Modern India (also Pakistan) is the successor of British India, not the natural successor of the princely states. The Indian Independence Act ended the suzerainty of the British Crown over the princely states on August 15, 1947. Just as the British could not dictate to the maharaja to join India or Pakistan, or remain independent, the maharaja too had no power to determine the destiny of those areas whose legal status, as clarified by the British government of India in the above-mentioned letter in 1941, was that they were under the suzerainty and not sovereignty of the Jammu and Kashmir state.
Third, the decision of the ruling Mirs of Hunza and Nagar to sign their instruments of accession to Pakistan on November 3 was understandable because “their economies and people were inextricably linked with the Gilgit Agency”, whose end signified to them the prospect of living under direct Dogra Raj. “They kept in constant touch with Major Brown in Gilgit and when Major Brown called the Mir of Hunza to confirm if he had earlier in the day on October 30, 1947 affirmed his support for Hari Singh in his accession to India, Hunza clearly came out in favour of Pakistan and said: ‘There is only one way for us to go and that is to Pakistan and we shall join Pakistan.’”
This version, narrated by Brown in his book, need not be taken at face value. There is some evidence to suggest that he was not acting on his own, but was implementing the policy of the British government, which did not want India’s borders to stretch up to Afghanistan. Nevertheless, the moot point is that neither the British government nor Indian leaders like Nehru and Patel challenged the decision of Gilgit to join Pakistan on November 2, and the accession by the Mirs of Hunza and Nagar to Pakistan the following day. In fact, as Menon himself has recorded in his book, “Accession to India would have provoked adverse reactions in Gilgit and certain areas contiguous to Pakistan.”
Menon gives another compelling reason for Gilgit, Hunza and Nagar to join Pakistan. “[A]t least at that time, the road communications were with Pakistan” and there was not a single road or rail route that connected Gilgit with India.

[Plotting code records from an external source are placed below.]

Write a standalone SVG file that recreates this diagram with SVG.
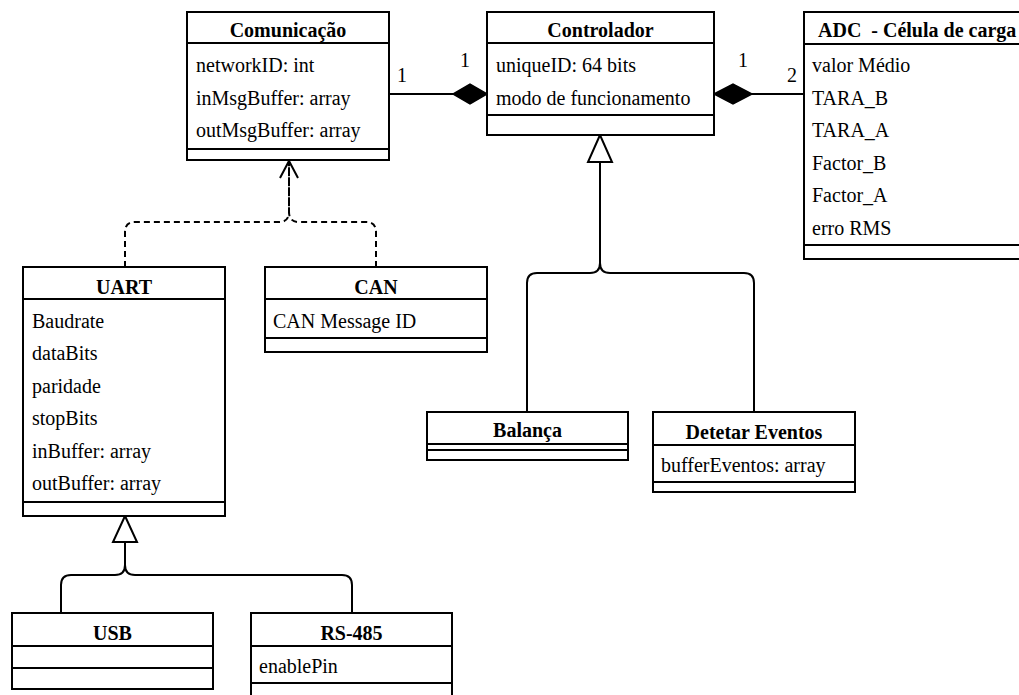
<svg xmlns="http://www.w3.org/2000/svg" width="1019" height="695" viewBox="0 0 1019 695">
<style>
.box{fill:#fff;stroke:#000;stroke-width:2}
.ln{fill:none;stroke:#000;stroke-width:2}
.t{font-family:"Liberation Serif","Times New Roman",serif;font-size:20px;fill:#000}
.h{font-family:"Liberation Serif","Times New Roman",serif;font-size:20px;font-weight:bold;fill:#000;text-anchor:middle}
.c{fill:none;stroke:#000;stroke-width:2}
.d{fill:none;stroke:#000;stroke-width:2;stroke-dasharray:6 4}
</style>
<rect width="1019" height="695" fill="#fff"/>
<g id="connectors">
  <line class="c" x1="389" y1="94" x2="453" y2="94"/>
  <path d="M487,94 L470,84 L453,94 L470,104 Z" fill="#000" stroke="#000" stroke-width="1.5"/>
  <line class="c" x1="752" y1="94" x2="804" y2="94"/>
  <path d="M714,94 L733,84 L752,94 L733,104 Z" fill="#000" stroke="#000" stroke-width="1.5"/>
  <text class="t" x="402" y="82" text-anchor="middle">1</text>
  <text class="t" x="465" y="67" text-anchor="middle">1</text>
  <text class="t" x="743" y="67" text-anchor="middle">1</text>
  <text class="t" x="792" y="82" text-anchor="middle">2</text>
  <path class="c" d="M527,412 V283 Q527,273 537,273 H590 Q600,273 600,263 V162"/>
  <path class="c" d="M754,412 V283 Q754,273 744,273 H610 Q600,273 600,263 V162"/>
  <path d="M600,135 L588,162 L612,162 Z" fill="#fff" stroke="#000" stroke-width="2"/>
  <path class="c" d="M61,613 V585 Q61,575 71,575 H115 Q125,575 125,565 V542"/>
  <path class="c" d="M352,613 V585 Q352,575 342,575 H135 Q125,575 125,565 V542"/>
  <path d="M125,516 L113,542 L137,542 Z" fill="#fff" stroke="#000" stroke-width="2"/>
  <path class="d" d="M125,267 V232 Q125,222 135,222 H279 Q289,222 289,212 V162"/>
  <path class="d" d="M376,267 V232 Q376,222 366,222 H299 Q289,222 289,212 V162"/>
  <path class="c" d="M280,178 L289,161 L298,178"/>
</g>
<g id="comunicacao">
  <rect class="box" x="187" y="12" width="202" height="148"/>
  <line class="ln" x1="187" y1="43" x2="389" y2="43"/>
  <line class="ln" x1="187" y1="149" x2="389" y2="149"/>
  <text class="h" x="288" y="37">Comunicação</text>
  <text class="t" x="196" y="72">networkID: int</text>
  <text class="t" x="196" y="104.5">inMsgBuffer: array</text>
  <text class="t" x="196" y="137">outMsgBuffer: array</text>
</g>
<g id="controlador">
  <rect class="box" x="487" y="12" width="227" height="123"/>
  <line class="ln" x1="487" y1="43" x2="714" y2="43"/>
  <line class="ln" x1="487" y1="115" x2="714" y2="115"/>
  <text class="h" x="600.5" y="37">Controlador</text>
  <text class="t" x="496" y="72">uniqueID: 64 bits</text>
  <text class="t" x="496" y="104.5">modo de funcionamento</text>
</g>
<g id="adc">
  <rect class="box" x="804" y="12" width="230" height="247"/>
  <line class="ln" x1="804" y1="44" x2="1034" y2="44"/>
  <line class="ln" x1="804" y1="245" x2="1034" y2="245"/>
  <text class="t" x="818" y="37" font-weight="bold" xml:space="preserve">ADC  - Célula de carga</text>
  <text class="t" x="812" y="72">valor Médio</text>
  <text class="t" x="812" y="104.5">TARA_B</text>
  <text class="t" x="812" y="137">TARA_A</text>
  <text class="t" x="812" y="169.5">Factor_B</text>
  <text class="t" x="812" y="202">Factor_A</text>
  <text class="t" x="812" y="234.5">erro RMS</text>
</g>
<g id="uart">
  <rect class="box" x="23" y="267" width="202" height="249"/>
  <line class="ln" x1="23" y1="299" x2="225" y2="299"/>
  <line class="ln" x1="23" y1="502" x2="225" y2="502"/>
  <text class="h" x="124" y="294">UART</text>
  <text class="t" x="32" y="328">Baudrate</text>
  <text class="t" x="32" y="360">dataBits</text>
  <text class="t" x="32" y="392.5">paridade</text>
  <text class="t" x="32" y="425">stopBits</text>
  <text class="t" x="32" y="457.5">inBuffer: array</text>
  <text class="t" x="32" y="490">outBuffer: array</text>
</g>
<g id="can">
  <rect class="box" x="265" y="267" width="222" height="85"/>
  <line class="ln" x1="265" y1="299" x2="487" y2="299"/>
  <line class="ln" x1="265" y1="338" x2="487" y2="338"/>
  <text class="h" x="376" y="294">CAN</text>
  <text class="t" x="273" y="328">CAN Message ID</text>
</g>
<g id="balanca">
  <rect class="box" x="427" y="412" width="201" height="48"/>
  <line class="ln" x1="427" y1="444" x2="628" y2="444"/>
  <line class="ln" x1="427" y1="450" x2="628" y2="450"/>
  <text class="h" x="527.5" y="437">Balança</text>
</g>
<g id="detetar">
  <rect class="box" x="653" y="412" width="202" height="80"/>
  <line class="ln" x1="653" y1="445" x2="855" y2="445"/>
  <line class="ln" x1="653" y1="482" x2="855" y2="482"/>
  <text class="h" x="754" y="439">Detetar Eventos</text>
  <text class="t" x="661" y="472">bufferEventos: array</text>
</g>
<g id="usb">
  <rect class="box" x="12" y="613" width="201" height="76"/>
  <line class="ln" x1="12" y1="646" x2="213" y2="646"/>
  <line class="ln" x1="12" y1="668" x2="213" y2="668"/>
  <text class="h" x="112.5" y="640">USB</text>
</g>
<g id="rs485">
  <rect class="box" x="251" y="613" width="201" height="100"/>
  <line class="ln" x1="251" y1="646" x2="452" y2="646"/>
  <line class="ln" x1="251" y1="683" x2="452" y2="683"/>
  <text class="h" x="351.5" y="640">RS-485</text>
  <text class="t" x="259" y="673">enablePin</text>
</g>
</svg>
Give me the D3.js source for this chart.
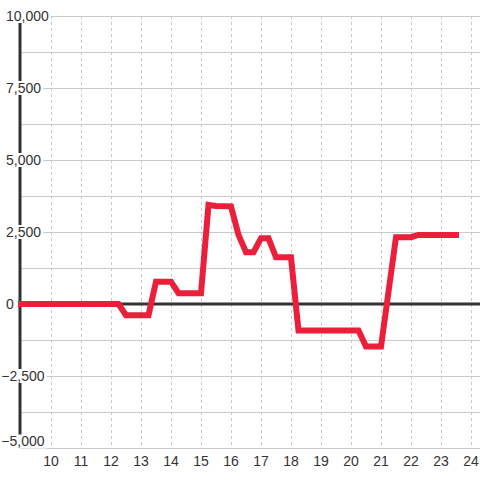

All this conclusively shows that today, India has no defensible grounds to insist that Gilgit Baltistan be ”re-united” with it. And any assertion on the part of ministers in the Modi government that “we expect one day that we will have physical jurisdiction over it”, or statements by generals that the Indian army is prepared for an operation to “retrieve” Pakistan-occupied territory “from the clutches of Pakistan” qualifies to be called by its rightful name — vistaarvaad, or expansionism.